Fogerty was stunned. “Where do you go from that?” he asked, the pain still evident. Unable to escape the contract, he withdrew from music, sinking into depression. “They call the phrase ‘sinking into depression’—that’s what it was,” Fogerty said. “It was day by day, it got worse. It wasn’t like ‘boom’ and then you’re there. It was kind of… you know, the next day after that, I couldn’t believe it.”

He sought help from lawyers, but each time he showed them the contract, the answer was the same: “No, I can’t do anything about this. Basically, they own you.” Fogerty was trapped. “What that meant was, I couldn’t go anywhere else. If I was going to make any music, I had to give it to them. That was the law—even though they’d made all that money off of me already.”

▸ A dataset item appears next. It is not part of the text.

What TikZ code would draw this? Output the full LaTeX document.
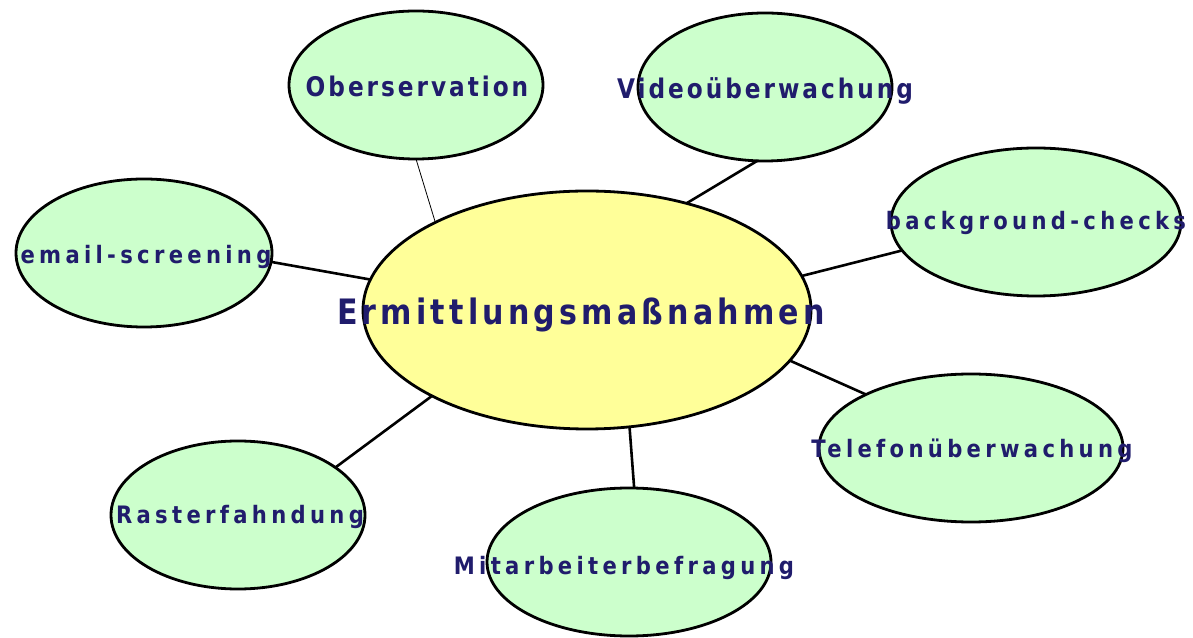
\documentclass[tikz,border=0pt]{standalone}
\usepackage{fontspec}
\newfontfamily\smallfont{DejaVu Sans}[FakeStretch=0.88,LetterSpace=18]
\newfontfamily\bigfont{DejaVu Sans}[FakeStretch=0.86,LetterSpace=11]
\newfontfamily\ttlfont{DejaVu Sans}[FakeStretch=0.86,LetterSpace=12]
\definecolor{navy}{RGB}{32,28,108}
\definecolor{bubgreen}{RGB}{204,255,204}
\definecolor{bubyellow}{RGB}{255,255,153}
\tikzset{
  bub/.style={ellipse, draw=black, line width=2.8pt, fill=bubgreen, inner sep=0pt, outer sep=0pt, minimum height=148pt},
  hub/.style={ellipse, draw=black, line width=2.8pt, fill=bubyellow, inner sep=0pt, outer sep=0pt, minimum width=448pt, minimum height=238pt},
  lbl/.style={anchor=base, text=navy, inner sep=0pt, font=\smallfont\bfseries\fontsize{24}{28}\selectfont},
  biglbl/.style={anchor=base, text=navy, inner sep=0pt, font=\bigfont\bfseries\fontsize{27}{32}\selectfont},
  ttl/.style={anchor=base, text=navy, inner sep=0pt, font=\ttlfont\bfseries\fontsize{35}{42}\selectfont},
  conn/.style={line width=2.6pt, draw=black},
  thinconn/.style={line width=0.8pt, draw=black}
}
\usetikzlibrary{shapes.geometric}
\begin{document}
\begin{tikzpicture}[x=1pt,y=1pt]
\useasboundingbox (0,0) rectangle (1193,637);
% hub and bubbles
\node[hub] (C) at (587,327) {};
\node[bub, minimum width=254pt] (ob) at (416,552) {};
\node[bub, minimum width=254pt] (vid) at (765,550) {};
\node[bub, minimum width=290pt] (bg) at (1036,415) {};
\node[bub, minimum width=256pt] (em) at (144,384) {};
\node[bub, minimum width=304pt] (tel) at (971,189) {};
\node[bub, minimum width=254pt] (ras) at (238,122) {};
\node[bub, minimum width=284pt] (mit) at (629,75) {};
% connectors
\draw[thinconn] (ob.270) -- (C.150.9);
\draw[conn] (vid.264) -- (C.47);
\draw[conn] (bg.192) -- (C.9.5);
\draw[conn] (em.356.5) -- (C.172);
\draw[conn] (tel.153) -- (C.346.7);
\draw[conn] (ras.26) -- (C.209.6);
\draw[conn] (mit.86) -- (C.290);
% labels
\node[ttl] (tC) at (581,312) {Ermittlungsmaßnahmen};
\node[biglbl] (tob) at (417,540) {Oberservation};
\node[biglbl] (tvid) at (765,538) {Videoüberwachung};
\node[lbl] (tbg) at (1036,407) {background-checks};
\node[lbl] (tem) at (146,373) {email-screening};
\node[lbl] (ttel) at (972,179) {Telefonüberwachung};
\node[lbl] (tras) at (240,113) {Rasterfahndung};
\node[lbl] (tmit) at (624,63) {Mitarbeiterbefragung};
\end{tikzpicture}
\end{document}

To make matters worse, the band’s finances suffered another blow. The label had steered CCR into an offshore tax shelter scheme, and the members lost their life savings. “So I was pretty much broke and couldn’t make any more music unless I gave it to them,” Fogerty said. “So I was pretty—in a word—I was unhappy.”
The breakup of Creedence Clearwater Revival was more than a band falling apart. It was a story of dreams colliding with reality, of family ties strained by fame, and of an artist fighting to keep his creative spirit alive in the face of crushing legal and financial pressures. Fogerty’s journey through jealousy, heartbreak, and depression is a cautionary tale for anyone who believes that success in music comes without cost.
Yet, through all the pain, Fogerty’s story is also one of resilience. He eventually returned to music, finding new ways to express himself and reconnect with fans. His candor about the breakup and its aftermath offers a rare glimpse into the emotional toll of stardom—and the courage it takes to keep going when everything seems lost.
In sharing his story, Fogerty hasn’t just set the record straight. He’s reminded fans everywhere that behind every legendary band, there are real people, real struggles, and real heartbreaks. And sometimes, the greatest art comes not from oppression, but from the fight to break free.